As in Ainu, pluractionality may be used for politeness.

==In Hausa==
Chadic languages such as Hausa use reduplicated verbs with "a general meaning of a repeated action, an action simultaneously performed by several agents, and action performed on more than one object, or various combinations of these 'plural' meanings" (Eulenberg 1971). There are also derived forms:

- naa aikee su 'I sent them'
- naa a”aikee su 'I sent them'
The first implies that I sent them all together, whereas the second means that I sent them at different times or to different places.

==In Papuan languages==
Pluractionality is not uncommon in New Guinea. The Koiarian language Barai has suppletive forms:
| fi | 'one sits' | | kari | 'many sit' |
| abe | 'take one' | | ke | 'take many' |

==In Slavic languages==
The Slavic verb can express pluractionality as part of its morphological equipment besides iterativity. In Slovak and Czech, it is often formed by the prefix po- + iterative form, cf Slovak:
- išla 'she went' - chodila (iterative) 'she went (often, to many places); walked (about); wandered; circulated'
- pochodila (pluractional) 'she went (to all possible places); visited (all possible people)'
Prefixation generally produces perfective meaning in Slavic verb, so due to the po- prefixation, the pluractional form is aspectually perfective while the iterative is imperfective. That is why, morphologically, this pluractional form may seem as just a perfective counterpart to iterative (chodila - pochodila), yet there is a difference. The pluractional form differs in valency from the iterative form. While the iterative retains the valency of the original verb, the pluractional takes a direct object. So, whereas išla and its iterative chodila requires a directional preposition (išla (chodila) do Malej Fatry / k doktorovi 'she went (often/regularly went) to the Malá Fatra mountains / to (see) a doctor'), the pluractional pochodila takes a direct object: pochodila (celú) Malú Fatru; pochodila (všetkých možných) doktorov 'she wandered the whole of the Malá Fatra mountains; she went to / consulted (all possible) doctors'. (Alternatively, the accusative direct object can be replaced by the preposition po + locative: pochodila po (celej) Malej Fatre; pochodila po (všetkých možných) doktoroch, which has a nuance of a weaker, less expressive perhaps, extent of the action. This construction is also possible with iterative, but then the pluractional meaning is lost.) The change in valency raises the question whether Slavic pluractional forms are lexical, rather than grammatical, derivations; a question similar to the case of Ainu and its suppletive forms.

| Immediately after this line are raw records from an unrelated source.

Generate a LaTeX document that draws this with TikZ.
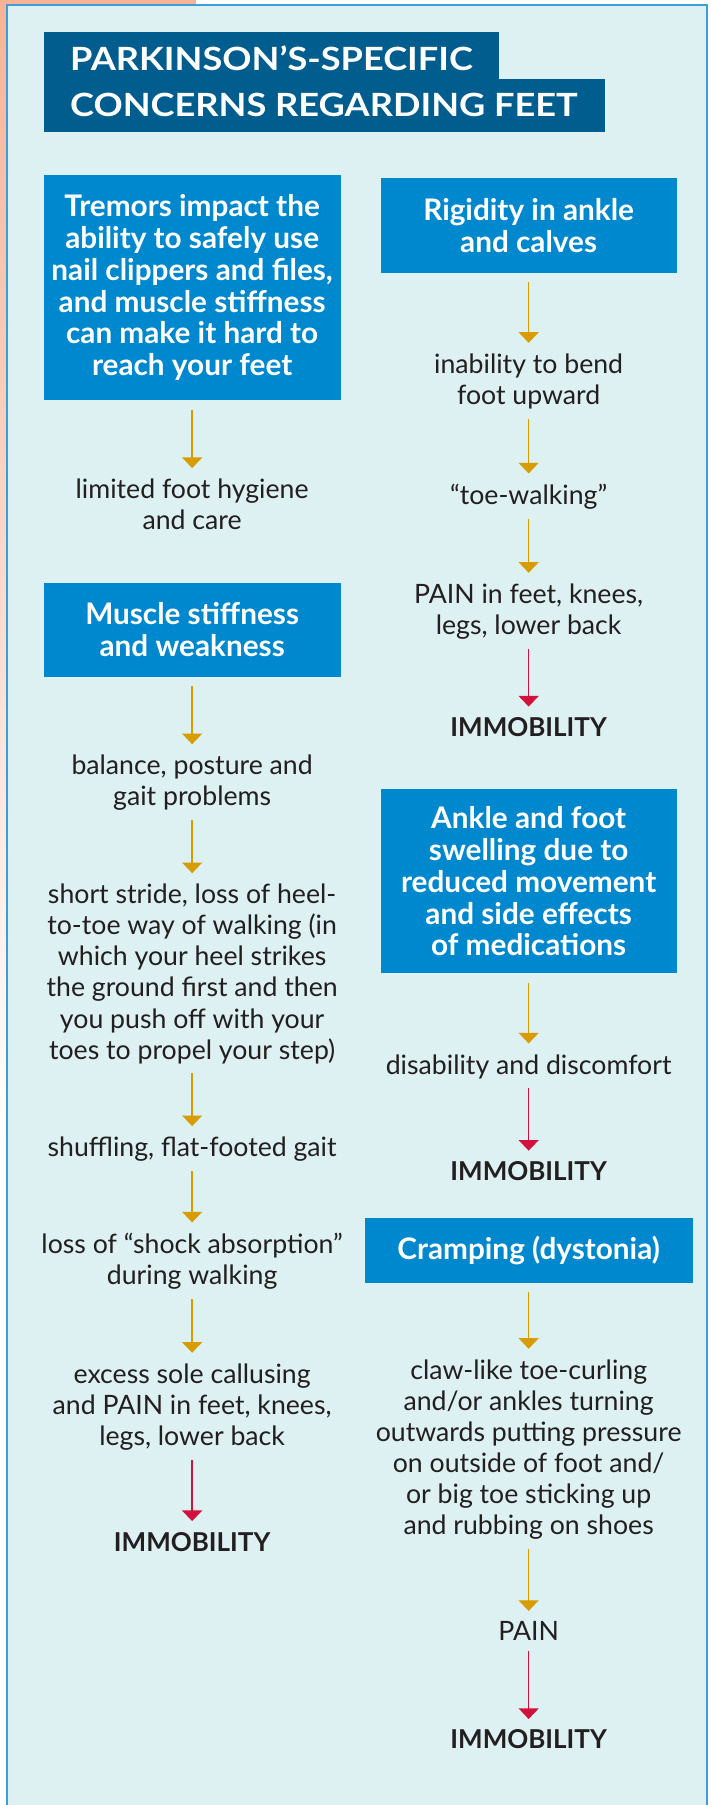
\documentclass[tikz,border=0pt]{standalone}
\usepackage{fontspec}
\setmainfont{Lato}
\newfontfamily\titlefont{Lato}[FakeStretch=1.13]
\usetikzlibrary{arrows.meta}
\definecolor{panel}{HTML}{DDF0F2}
\definecolor{panelborder}{HTML}{3C9DD8}
\definecolor{titleblue}{HTML}{005D8E}
\definecolor{boxblue}{HTML}{0088CE}
\definecolor{gold}{HTML}{D69C00}
\definecolor{redarr}{HTML}{D2123C}
\definecolor{txt}{HTML}{231F20}
\definecolor{peach}{HTML}{F6B396}
\begin{document}
\begin{tikzpicture}[x=0.8629pt,y=-0.8629pt,
  box/.style={fill=boxblue, text=white, font=\fontsize{22.3}{23.9}\selectfont\bfseries, align=center, inner sep=0pt},
  body/.style={text=txt, font=\fontsize{20}{23.3}\selectfont, align=center, inner sep=0pt},
  immob/.style={text=txt, font=\fontsize{19.5}{22}\selectfont\bfseries, inner sep=0pt},
  ttl/.style={text=white, font=\titlefont\fontsize{24}{28}\selectfont\bfseries, inner sep=0pt, anchor=west},
  ga/.style={draw=gold, line width=1.1pt, -{Triangle[width=15pt,length=8pt]}, shorten <=7pt, shorten >=8pt},
  ra/.style={ga, draw=redarr},
]
\useasboundingbox (0,0) rectangle (618,1568.9);
\fill[white] (0,0) rectangle (618,1568.9);
% peach photo fragment at left
\shade[top color=peach, bottom color=white] (0,0) rectangle (6,1000);
\fill[peach] (0,0) rectangle (170,5);
% panel
\fill[panel] (5.8,4.5) rectangle (614.5,1575);
\draw[panelborder, line width=1.4pt] (5.8,1575) -- (5.8,4.5) -- (614.5,4.5) -- (614.5,1575);
% title
\fill[titleblue] (38.2,27.8) rectangle (433.7,68.7);
\fill[titleblue] (38.2,68.7) rectangle (525.9,114.7);
\node[ttl] (title1) at (60.8,50.8) {PARKINSON’S-SPECIFIC};
\node[ttl] (title2) at (60.8,91.3) {CONCERNS REGARDING FEET};
% left column
\node[box, minimum width=222.6pt, minimum height=169.1pt] (b1) at (167,250)
  {Tremors impact the\\ability to safely use\\nail clippers and files,\\and muscle stiffness\\can make it hard to\\reach your feet};
\node[body] (t1) at (167,438.5) {limited foot hygiene\\and care};
\node[box, minimum width=222.6pt, minimum height=69.9pt] (b2) at (167,547.5)
  {Muscle stiffness\\and weakness};
\node[body] (t2) at (167,680.5) {balance, posture and\\gait problems};
\node[body] (t3) at (167,846.5) {short stride, loss of heel-\\to-toe way of walking (in\\which your heel strikes\\the ground first and then\\you push off with your\\toes to propel your step)};
\node[body] (t4) at (167,999) {shuffling, flat-footed gait};
\node[body] (t5) at (167,1096.5) {loss of “shock absorption”\\during walking};
\node[body] (t6) at (167,1223) {excess sole callusing\\and PAIN in feet, knees,\\legs, lower back};
\node[immob] (im1) at (167,1340) {IMMOBILITY};
\draw[ga] (b1) -- (t1);
\draw[ga] (b2) -- (t2);
\draw[ga] (t2) -- (t3);
\draw[ga] (t3) -- (t4);
\draw[ga] (t4) -- (t5);
\draw[ga] (t5) -- (t6);
\draw[ra] (t6) -- (im1);
% right column
\node[box, minimum width=221.8pt, minimum height=70.8pt] (r1) at (459.5,196)
  {Rigidity in ankle\\and calves};
\node[body] (s1) at (459.5,331.5) {inability to bend\\foot upward};
\node[body] (s2) at (459.5,432) {“toe-walking”};
\node[body] (s3) at (459.5,531.5) {PAIN in feet, knees,\\legs, lower back};
\node[immob] (im2) at (459.5,632) {IMMOBILITY};
\node[box, minimum width=221.8pt, minimum height=138pt] (r2) at (459.5,766)
  {Ankle and foot\\swelling due to\\reduced movement\\and side effects\\of medications};
\node[body] (s4) at (459.5,927) {disability and discomfort};
\node[immob] (im3) at (459.5,1018) {IMMOBILITY};
\node[box, minimum width=245.9pt, minimum height=48.3pt] (r3) at (459.5,1087)
  {Cramping (dystonia)};
\node[body] (s5) at (459.5,1260) {claw-like toe-curling\\and/or ankles turning\\outwards putting pressure\\on outside of foot and/\\or big toe sticking up\\and rubbing on shoes};
\node[body] (s6) at (459.5,1418) {PAIN};
\node[immob] (im4) at (459.5,1512) {IMMOBILITY};
\draw[ga] (r1) -- (s1);
\draw[ga] (s1) -- (s2);
\draw[ga] (s2) -- (s3);
\draw[ra] (s3) -- (im2);
\draw[ga] (r2) -- (s4);
\draw[ra] (s4) -- (im3);
\draw[ga] (r3) -- (s5);
\draw[ga] (s5) -- (s6);
\draw[ra] (s6) -- (im4);
\end{tikzpicture}
\end{document}
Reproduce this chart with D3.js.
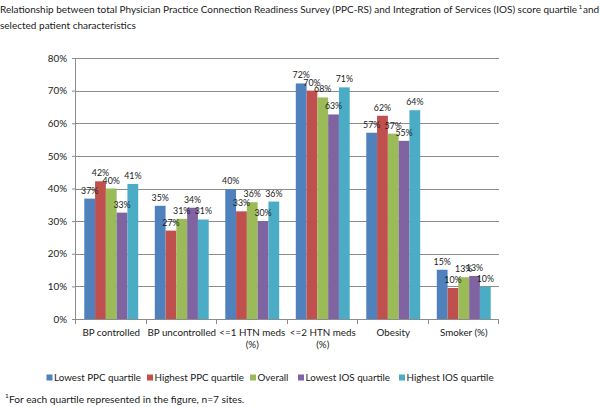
<!DOCTYPE html>
<html><head><meta charset="utf-8">
<script src="https://cdn.jsdelivr.net/npm/d3@7"></script>
<style>body{margin:0;background:#fff}svg{display:block;font-family:Lato,"Open Sans",sans-serif}</style>
</head><body><svg id="c" width="600" height="407"></svg>
<script>
const categories = [["BP controlled"],["BP uncontrolled"],["<=1 HTN meds","(%)"],["<=2 HTN meds","(%)"],["Obesity"],["Smoker (%)"]];
const seriesNames = ["Lowest PPC quartile","Highest PPC quartile","Overall","Lowest IOS quartile","Highest IOS quartile"];
const colors = ["#4F81BD","#C0504D","#9BBB59","#8064A2","#4BACC6"];
const lowestPPC  = [36.9, 34.7, 39.7, 72.2, 57.1, 15.1];
const highestPPC = [42.2, 27.1, 33.0, 70.0, 62.3, 9.5];
const overall    = [40.0, 30.7, 35.8, 67.9, 56.8, 12.8];
const lowestIOS  = [32.6, 34.1, 30.0, 62.7, 54.6, 13.2];
const highestIOS = [41.4, 30.5, 36.0, 71.0, 64.0, 9.9];
const yTicks = [0,10,20,30,40,50,60,70,80];
const series = [lowestPPC, highestPPC, overall, lowestIOS, highestIOS];

const svg = d3.select("#c");
const m = {l:76, r:101, t:58, b:88};
const W = 600, H = 407;
const x0 = d3.scaleBand().domain(d3.range(categories.length)).range([m.l, W-m.r]).paddingInner(0.235).paddingOuter(0.1175);
const x1 = d3.scaleBand().domain(d3.range(series.length)).range([0, x0.bandwidth()]);
const y = d3.scaleLinear().domain([0,80]).range([H-m.b, m.t]);
const txt = "#1a1a1a";

// title
svg.append("text").attr("x",0).attr("y",13).attr("font-size",10).attr("fill",txt)
  .attr("textLength",577).attr("lengthAdjust","spacingAndGlyphs")
  .text("Relationship between total Physician Practice Connection Readiness Survey (PPC-RS) and Integration of Services (IOS) score quartile");
svg.append("text").attr("x",578.5).attr("y",9).attr("font-size",6.5).attr("fill",txt).text("1");
svg.append("text").attr("x",583).attr("y",13).attr("font-size",10).attr("fill",txt).text("and");
svg.append("text").attr("x",0).attr("y",29).attr("font-size",10).attr("fill",txt).text("selected patient characteristics");

// grid
svg.append("g").selectAll("line").data(yTicks.filter(d=>d>0)).join("line")
  .attr("x1",m.l).attr("x2",W-m.r).attr("y1",d=>Math.round(y(d))+0.5).attr("y2",d=>Math.round(y(d))+0.5)
  .attr("stroke","#8c8c8c").attr("stroke-width",1);

// y axis
const ya = svg.append("g").attr("transform",`translate(${m.l},0)`)
  .call(d3.axisLeft(y).tickValues(yTicks).tickFormat(d=>d+"%").tickSize(4).tickPadding(5));
ya.select(".domain").attr("stroke","#8c8c8c").attr("d",`M-0.5,${y(80)}V${y(0)}`);
ya.selectAll(".tick line").attr("stroke","#8c8c8c");
ya.selectAll("text").attr("font-size",9.8).attr("fill",txt).attr("font-family","Lato");

// bars
const groups = svg.append("g").selectAll("g").data(categories).join("g")
  .attr("transform",(d,i)=>`translate(${x0(i)},0)`);
groups.selectAll("rect").data((d,i)=>series.map((s,j)=>({j, v:s[i]}))).join("rect")
  .attr("x",d=>x1(d.j)).attr("width",x1.bandwidth())
  .attr("y",d=>y(d.v)).attr("height",d=>y(0)-y(d.v))
  .attr("fill",d=>colors[d.j]);
groups.selectAll("text.lab").data((d,i)=>series.map((s,j)=>({j, v:s[i]}))).join("text")
  .attr("class","lab")
  .attr("x",d=>x1(d.j)+x1.bandwidth()/2).attr("y",d=>y(d.v)-5)
  .attr("text-anchor","middle").attr("font-size",8.8).attr("fill",txt)
  .text(d=>Math.round(d.v)+"%");

// x axis
const xa = svg.append("g");
xa.append("line").attr("x1",m.l).attr("x2",W-m.r).attr("y1",y(0)+0.5).attr("y2",y(0)+0.5).attr("stroke","#8c8c8c");
const bounds = d3.range(categories.length+1).map(i=> m.l + i*(W-m.r-m.l)/categories.length);
xa.selectAll("line.t").data(bounds).join("line").attr("class","t")
  .attr("x1",d=>Math.round(d)-0.5).attr("x2",d=>Math.round(d)-0.5).attr("y1",y(0)).attr("y2",y(0)+5).attr("stroke","#8c8c8c");
const cl = xa.selectAll("text.c").data(categories).join("text").attr("class","c")
  .attr("text-anchor","middle").attr("font-size",9.8).attr("fill",txt)
  .attr("transform",(d,i)=>`translate(${x0(i)+x0.bandwidth()/2},${y(0)+17})`);
cl.selectAll("tspan").data(d=>d).join("tspan").attr("x",0).attr("dy",(d,k)=>k?12:0).text(d=>d);

// legend
const legX = [46.5, 147, 250, 298, 399];
const lg = svg.append("g").selectAll("g").data(seriesNames).join("g")
  .attr("transform",(d,i)=>`translate(${legX[i]},377.5)`);
lg.append("rect").attr("x",0).attr("y",-3).attr("width",6).attr("height",6).attr("fill",(d,i)=>colors[i]);
lg.append("text").attr("x",7.5).attr("y",3.5).attr("font-size",9.8).attr("fill",txt).text(d=>d);

// footnote
svg.append("text").attr("x",5).attr("y",398).attr("font-size",6.5).attr("fill",txt).text("1");
svg.append("text").attr("x",9).attr("y",402.5).attr("font-size",10.2).attr("fill",txt)
  .text("For each quartile represented in the figure, n=7 sites.");
</script></body></html>
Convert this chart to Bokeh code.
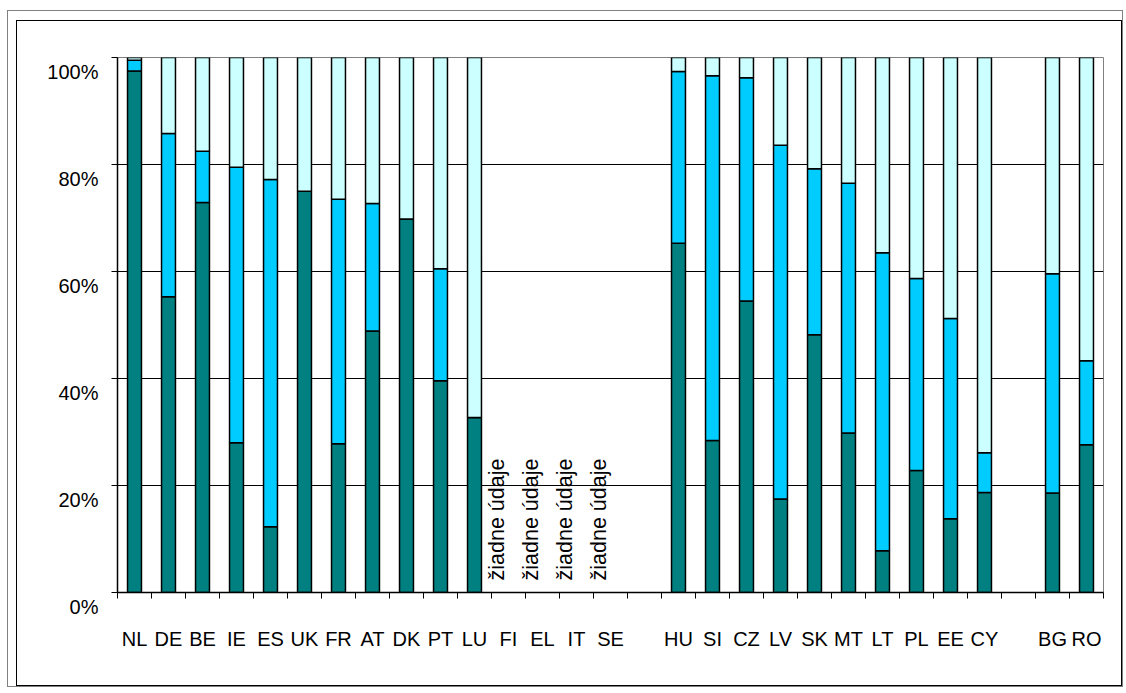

==In American Sign Language==

In American Sign Language, verbal number is expressed through reduplication. There are several verbal aspects using modified reduplication that indicate frequent or iterative action; these are unusual cross-linguistically in that transitive verbs lose their transitivity. In addition, transitive verbs may be reduplicated to show plurality of their object; the motion of the verb is either extended or repeated to cover the spatial locations of multiple objects or recipients. These are true duals and plurals, and so may be best thought of as object incorporation rather than pluractionality. For example, is signed by flexing the index finger of an upright G hand in the direction of that person; the dual involves flexing it at both object loci (sequentially with one hand or simultaneously with both), the simple plural involves a single flexing, which spans the object group while the hand arcs across it, and an individuated plural involves multiple rapid flexings while the hand arcs.